How one views 2008 depends largely on perspective. In the political world, Democrats see 2008 as a year of renewal and rebirth while Republicans are grieving – at least nationally. The results in Kentucky were mixed.

The year was a whirlwind of change and uncertainty. Supporters of Barack Obama are happy, but a failing economy, the apparent collapse of the automobile industry, lost jobs and retirement savings have produced dark and deepening anxiety.

We lost William F. Buckley, the witty and intellectual conservative icon, and Kentucky lost Tom Gish, owner and publisher of The Mountain Eagle in Whitesburg. National political commentary and Kentucky journalism will never be quite the same. American popular culture won’t either as actor and activist Paul Newman left the scene.

Think of what transpired and how our world changed. It began with a woman favored to win the presidency and ended with the election of an African American. In between, Hillary Clinton criss-crossed the state and was affectionately dubbed “Kentucky’s adopted daughter” by admiring Democratic supporters.
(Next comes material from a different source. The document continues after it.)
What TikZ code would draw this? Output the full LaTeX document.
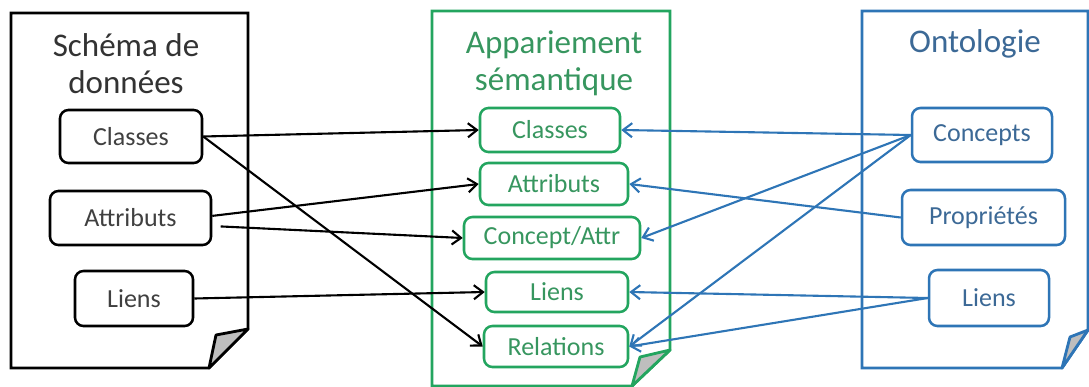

Republican nominee John McCain visited little Inez, Ky., in Martin County, and a southern Kentucky boy found yet another place to love in eastern Kentucky. Unfortunately for Kentucky’s image, CNN broadcast unflattering images of the state to the rest of the country. Frankfort politicians were outraged, but seem little inclined to do anything that might change that image – which does not fairly reflect the real Kentucky or its people but in truth is not altogether inaccurate either.

In some ways, not much at all changed in Kentucky. A new governor struggled with the budget, the legislature and politics. Steve Beshear’s signature legislative priority – expanded gambling – failed.

A lot of other bills died as leaders of the Democratic-controlled House and Republican-controlled Senate petulantly refused to act on the other’s bills until the clock ran out, ending the session in embarrassment.

The governor took his public relations show on the road, his poll ratings recovered and lawmakers held their partisan tongues long enough to pass a pension reform bill in special session. Still another (in what seems an endless) budget crisis promises more retrenchment in higher education and improvements in Kentucky’s quality of life. David Williams remains in full control of the Senate while Jody Richards and Greg Stumbo wrestle for control of the fractious House.

Not much ever changes in Kentucky.

In January, there were trouble signs in the economy, but the country remained hopeful it could weather the gathering storm. That confidence weakened with rising oil and gasoline prices, which climbed above $4 a gallon by summer.

But confidence disappeared entirely when the bottom fell out of the economy, credit froze and financial giants and auto makers, all run by people who make more money in a day than many American workers make in a year, came begging for federal handouts.

Again, depending on your perspective, Congress and lame duck President George W. Bush provided a rescue for “a once-in-a-100 years crisis” or a bail out of those responsible for the mess. Either way, it almost cost Sen. Mitch McConnell his job. He managed to buck a national trend and hold onto his powerful position as Republican Leader – but a leader of a shrunken minority. Still, he’s on easy street compared to what awaits President-elect Obama.

We await a new year and hope for a new beginning with a new president. On the night of his historic election, Obama spoke forthrightly of the great and growing challenges facing him and the nation.

Wish him well. And hope that 2009 is better on the whole than 2008.